### The request
Write the data out again exactly, dropping any images it holds.

### Recorded information
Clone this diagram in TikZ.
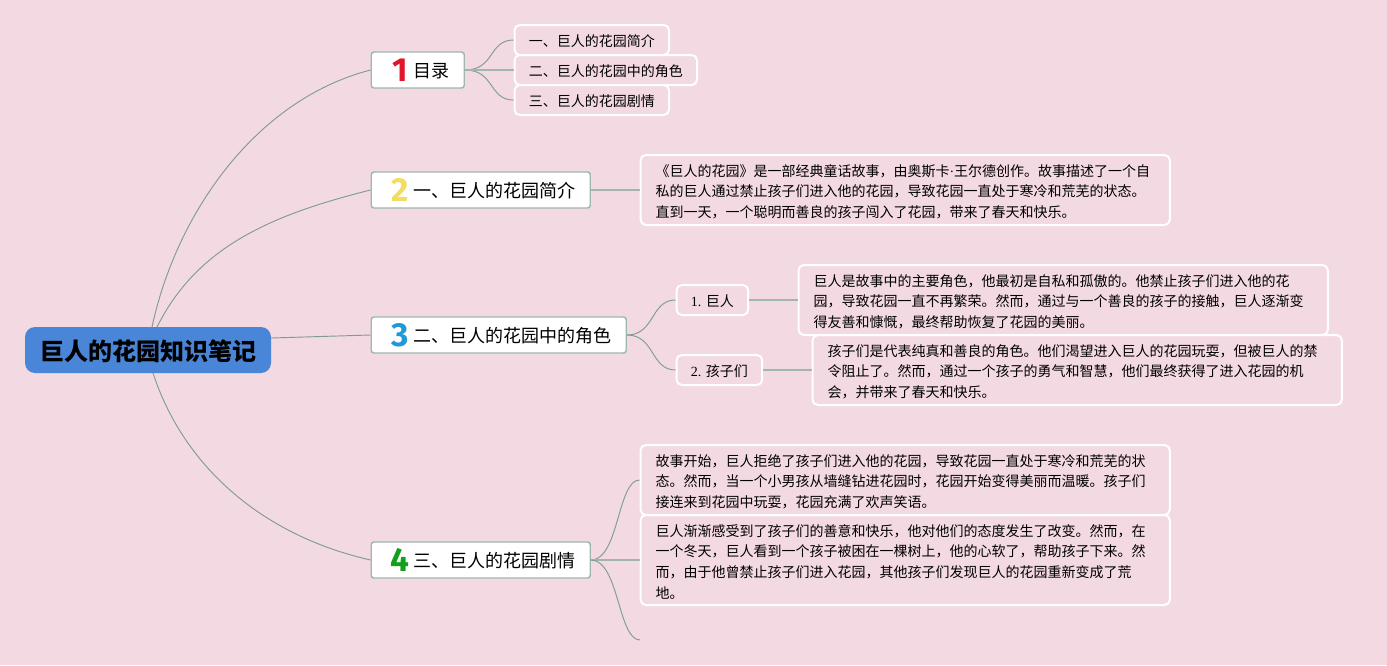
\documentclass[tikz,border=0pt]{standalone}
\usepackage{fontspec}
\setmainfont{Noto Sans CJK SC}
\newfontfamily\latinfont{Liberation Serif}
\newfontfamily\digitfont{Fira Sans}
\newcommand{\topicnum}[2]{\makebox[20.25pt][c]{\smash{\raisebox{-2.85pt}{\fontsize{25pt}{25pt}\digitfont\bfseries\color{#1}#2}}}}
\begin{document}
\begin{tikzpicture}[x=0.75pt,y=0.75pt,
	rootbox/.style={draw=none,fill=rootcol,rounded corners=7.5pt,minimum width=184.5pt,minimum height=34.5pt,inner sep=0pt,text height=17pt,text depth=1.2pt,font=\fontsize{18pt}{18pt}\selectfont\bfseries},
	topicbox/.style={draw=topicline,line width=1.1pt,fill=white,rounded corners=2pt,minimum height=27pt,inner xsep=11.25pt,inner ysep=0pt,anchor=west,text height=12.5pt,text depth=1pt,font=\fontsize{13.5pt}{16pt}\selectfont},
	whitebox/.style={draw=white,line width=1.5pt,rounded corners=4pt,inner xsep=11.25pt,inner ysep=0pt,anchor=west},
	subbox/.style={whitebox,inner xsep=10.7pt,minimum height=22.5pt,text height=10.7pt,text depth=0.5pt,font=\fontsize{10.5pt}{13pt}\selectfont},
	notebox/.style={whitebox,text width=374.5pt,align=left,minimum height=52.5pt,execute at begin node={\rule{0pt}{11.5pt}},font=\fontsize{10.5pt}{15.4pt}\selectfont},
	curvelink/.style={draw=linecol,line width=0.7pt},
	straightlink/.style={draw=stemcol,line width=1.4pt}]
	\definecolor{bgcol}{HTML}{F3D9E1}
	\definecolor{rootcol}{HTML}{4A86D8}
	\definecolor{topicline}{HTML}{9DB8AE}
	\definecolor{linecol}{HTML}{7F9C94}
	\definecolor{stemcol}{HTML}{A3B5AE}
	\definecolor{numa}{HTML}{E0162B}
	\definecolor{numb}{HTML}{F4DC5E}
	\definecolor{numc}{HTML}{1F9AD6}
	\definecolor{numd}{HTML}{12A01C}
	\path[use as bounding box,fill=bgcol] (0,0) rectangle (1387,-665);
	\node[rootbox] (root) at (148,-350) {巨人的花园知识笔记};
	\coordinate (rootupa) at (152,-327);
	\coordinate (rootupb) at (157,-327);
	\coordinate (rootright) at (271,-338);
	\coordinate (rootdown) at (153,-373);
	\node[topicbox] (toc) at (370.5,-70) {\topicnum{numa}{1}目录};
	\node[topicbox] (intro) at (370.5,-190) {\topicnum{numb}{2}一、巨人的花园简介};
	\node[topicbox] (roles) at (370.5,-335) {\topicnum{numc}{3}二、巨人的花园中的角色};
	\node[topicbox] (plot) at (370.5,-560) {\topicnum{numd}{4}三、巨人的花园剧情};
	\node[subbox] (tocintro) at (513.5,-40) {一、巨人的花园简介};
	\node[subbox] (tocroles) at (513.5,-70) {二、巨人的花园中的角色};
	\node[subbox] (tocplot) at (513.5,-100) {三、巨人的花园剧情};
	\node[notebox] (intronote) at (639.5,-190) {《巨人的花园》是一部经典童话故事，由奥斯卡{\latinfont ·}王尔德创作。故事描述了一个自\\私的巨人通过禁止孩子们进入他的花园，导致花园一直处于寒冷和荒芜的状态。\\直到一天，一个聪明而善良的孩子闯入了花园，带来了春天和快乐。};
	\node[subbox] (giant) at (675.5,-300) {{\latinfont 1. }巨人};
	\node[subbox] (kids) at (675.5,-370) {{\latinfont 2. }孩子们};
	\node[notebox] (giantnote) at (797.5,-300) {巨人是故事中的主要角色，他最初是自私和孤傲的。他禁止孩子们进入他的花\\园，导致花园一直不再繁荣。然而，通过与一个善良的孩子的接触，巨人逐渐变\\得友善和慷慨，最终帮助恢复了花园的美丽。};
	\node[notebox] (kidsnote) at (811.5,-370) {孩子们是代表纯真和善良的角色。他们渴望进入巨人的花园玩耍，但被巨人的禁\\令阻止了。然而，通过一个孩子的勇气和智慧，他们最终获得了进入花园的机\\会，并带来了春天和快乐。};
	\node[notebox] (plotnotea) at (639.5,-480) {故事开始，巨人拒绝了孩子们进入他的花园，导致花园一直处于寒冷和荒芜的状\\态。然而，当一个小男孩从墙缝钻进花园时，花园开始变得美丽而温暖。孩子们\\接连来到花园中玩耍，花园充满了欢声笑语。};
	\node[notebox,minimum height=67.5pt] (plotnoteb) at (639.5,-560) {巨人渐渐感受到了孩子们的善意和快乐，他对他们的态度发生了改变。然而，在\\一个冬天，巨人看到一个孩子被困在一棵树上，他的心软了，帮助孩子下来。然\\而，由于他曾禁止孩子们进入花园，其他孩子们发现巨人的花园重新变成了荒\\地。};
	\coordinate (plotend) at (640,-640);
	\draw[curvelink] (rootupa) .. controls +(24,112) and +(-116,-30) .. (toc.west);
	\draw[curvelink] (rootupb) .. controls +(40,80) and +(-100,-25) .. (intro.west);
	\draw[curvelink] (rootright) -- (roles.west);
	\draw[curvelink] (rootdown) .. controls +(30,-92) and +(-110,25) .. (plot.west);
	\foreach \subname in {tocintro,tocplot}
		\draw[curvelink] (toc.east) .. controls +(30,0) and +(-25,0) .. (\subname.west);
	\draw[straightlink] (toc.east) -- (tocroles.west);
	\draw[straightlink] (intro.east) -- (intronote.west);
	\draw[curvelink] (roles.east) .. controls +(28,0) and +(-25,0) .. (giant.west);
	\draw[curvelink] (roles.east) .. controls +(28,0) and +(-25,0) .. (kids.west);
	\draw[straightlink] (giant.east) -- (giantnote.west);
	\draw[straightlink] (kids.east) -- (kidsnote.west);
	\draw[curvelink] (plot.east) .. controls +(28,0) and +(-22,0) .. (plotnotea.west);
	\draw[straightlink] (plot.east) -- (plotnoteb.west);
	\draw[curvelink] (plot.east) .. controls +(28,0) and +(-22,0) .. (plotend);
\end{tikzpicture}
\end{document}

### Response
Clone this diagram in TikZ.
\documentclass[tikz,border=0pt]{standalone}
\usepackage{fontspec}
\setmainfont{Noto Sans CJK SC}
\newfontfamily\latinfont{Liberation Serif}
\newfontfamily\digitfont{Fira Sans}
\newcommand{\topicnum}[2]{\makebox[20.25pt][c]{\smash{\raisebox{-2.85pt}{\fontsize{25pt}{25pt}\digitfont\bfseries\color{#1}#2}}}}
\begin{document}
\begin{tikzpicture}[x=0.75pt,y=0.75pt,
	rootbox/.style={draw=none,fill=rootcol,rounded corners=7.5pt,minimum width=184.5pt,minimum height=34.5pt,inner sep=0pt,text height=17pt,text depth=1.2pt,font=\fontsize{18pt}{18pt}\selectfont\bfseries},
	topicbox/.style={draw=topicline,line width=1.1pt,fill=white,rounded corners=2pt,minimum height=27pt,inner xsep=11.25pt,inner ysep=0pt,anchor=west,text height=12.5pt,text depth=1pt,font=\fontsize{13.5pt}{16pt}\selectfont},
	whitebox/.style={draw=white,line width=1.5pt,rounded corners=4pt,inner xsep=11.25pt,inner ysep=0pt,anchor=west},
	subbox/.style={whitebox,inner xsep=10.7pt,minimum height=22.5pt,text height=10.7pt,text depth=0.5pt,font=\fontsize{10.5pt}{13pt}\selectfont},
	notebox/.style={whitebox,text width=374.5pt,align=left,minimum height=52.5pt,execute at begin node={\rule{0pt}{11.5pt}},font=\fontsize{10.5pt}{15.4pt}\selectfont},
	curvelink/.style={draw=linecol,line width=0.7pt},
	straightlink/.style={draw=stemcol,line width=1.4pt}]
	\definecolor{bgcol}{HTML}{F3D9E1}
	\definecolor{rootcol}{HTML}{4A86D8}
	\definecolor{topicline}{HTML}{9DB8AE}
	\definecolor{linecol}{HTML}{7F9C94}
	\definecolor{stemcol}{HTML}{A3B5AE}
	\definecolor{numa}{HTML}{E0162B}
	\definecolor{numb}{HTML}{F4DC5E}
	\definecolor{numc}{HTML}{1F9AD6}
	\definecolor{numd}{HTML}{12A01C}
	\path[use as bounding box,fill=bgcol] (0,0) rectangle (1387,-665);
	\node[rootbox] (root) at (148,-350) {巨人的花园知识笔记};
	\coordinate (rootupa) at (152,-327);
	\coordinate (rootupb) at (157,-327);
	\coordinate (rootright) at (271,-338);
	\coordinate (rootdown) at (153,-373);
	\node[topicbox] (toc) at (370.5,-70) {\topicnum{numa}{1}目录};
	\node[topicbox] (intro) at (370.5,-190) {\topicnum{numb}{2}一、巨人的花园简介};
	\node[topicbox] (roles) at (370.5,-335) {\topicnum{numc}{3}二、巨人的花园中的角色};
	\node[topicbox] (plot) at (370.5,-560) {\topicnum{numd}{4}三、巨人的花园剧情};
	\node[subbox] (tocintro) at (513.5,-40) {一、巨人的花园简介};
	\node[subbox] (tocroles) at (513.5,-70) {二、巨人的花园中的角色};
	\node[subbox] (tocplot) at (513.5,-100) {三、巨人的花园剧情};
	\node[notebox] (intronote) at (639.5,-190) {《巨人的花园》是一部经典童话故事，由奥斯卡{\latinfont ·}王尔德创作。故事描述了一个自\\私的巨人通过禁止孩子们进入他的花园，导致花园一直处于寒冷和荒芜的状态。\\直到一天，一个聪明而善良的孩子闯入了花园，带来了春天和快乐。};
	\node[subbox] (giant) at (675.5,-300) {{\latinfont 1. }巨人};
	\node[subbox] (kids) at (675.5,-370) {{\latinfont 2. }孩子们};
	\node[notebox] (giantnote) at (797.5,-300) {巨人是故事中的主要角色，他最初是自私和孤傲的。他禁止孩子们进入他的花\\园，导致花园一直不再繁荣。然而，通过与一个善良的孩子的接触，巨人逐渐变\\得友善和慷慨，最终帮助恢复了花园的美丽。};
	\node[notebox] (kidsnote) at (811.5,-370) {孩子们是代表纯真和善良的角色。他们渴望进入巨人的花园玩耍，但被巨人的禁\\令阻止了。然而，通过一个孩子的勇气和智慧，他们最终获得了进入花园的机\\会，并带来了春天和快乐。};
	\node[notebox] (plotnotea) at (639.5,-480) {故事开始，巨人拒绝了孩子们进入他的花园，导致花园一直处于寒冷和荒芜的状\\态。然而，当一个小男孩从墙缝钻进花园时，花园开始变得美丽而温暖。孩子们\\接连来到花园中玩耍，花园充满了欢声笑语。};
	\node[notebox,minimum height=67.5pt] (plotnoteb) at (639.5,-560) {巨人渐渐感受到了孩子们的善意和快乐，他对他们的态度发生了改变。然而，在\\一个冬天，巨人看到一个孩子被困在一棵树上，他的心软了，帮助孩子下来。然\\而，由于他曾禁止孩子们进入花园，其他孩子们发现巨人的花园重新变成了荒\\地。};
	\coordinate (plotend) at (640,-640);
	\draw[curvelink] (rootupa) .. controls +(24,112) and +(-116,-30) .. (toc.west);
	\draw[curvelink] (rootupb) .. controls +(40,80) and +(-100,-25) .. (intro.west);
	\draw[curvelink] (rootright) -- (roles.west);
	\draw[curvelink] (rootdown) .. controls +(30,-92) and +(-110,25) .. (plot.west);
	\foreach \subname in {tocintro,tocplot}
		\draw[curvelink] (toc.east) .. controls +(30,0) and +(-25,0) .. (\subname.west);
	\draw[straightlink] (toc.east) -- (tocroles.west);
	\draw[straightlink] (intro.east) -- (intronote.west);
	\draw[curvelink] (roles.east) .. controls +(28,0) and +(-25,0) .. (giant.west);
	\draw[curvelink] (roles.east) .. controls +(28,0) and +(-25,0) .. (kids.west);
	\draw[straightlink] (giant.east) -- (giantnote.west);
	\draw[straightlink] (kids.east) -- (kidsnote.west);
	\draw[curvelink] (plot.east) .. controls +(28,0) and +(-22,0) .. (plotnotea.west);
	\draw[straightlink] (plot.east) -- (plotnoteb.west);
	\draw[curvelink] (plot.east) .. controls +(28,0) and +(-22,0) .. (plotend);
\end{tikzpicture}
\end{document}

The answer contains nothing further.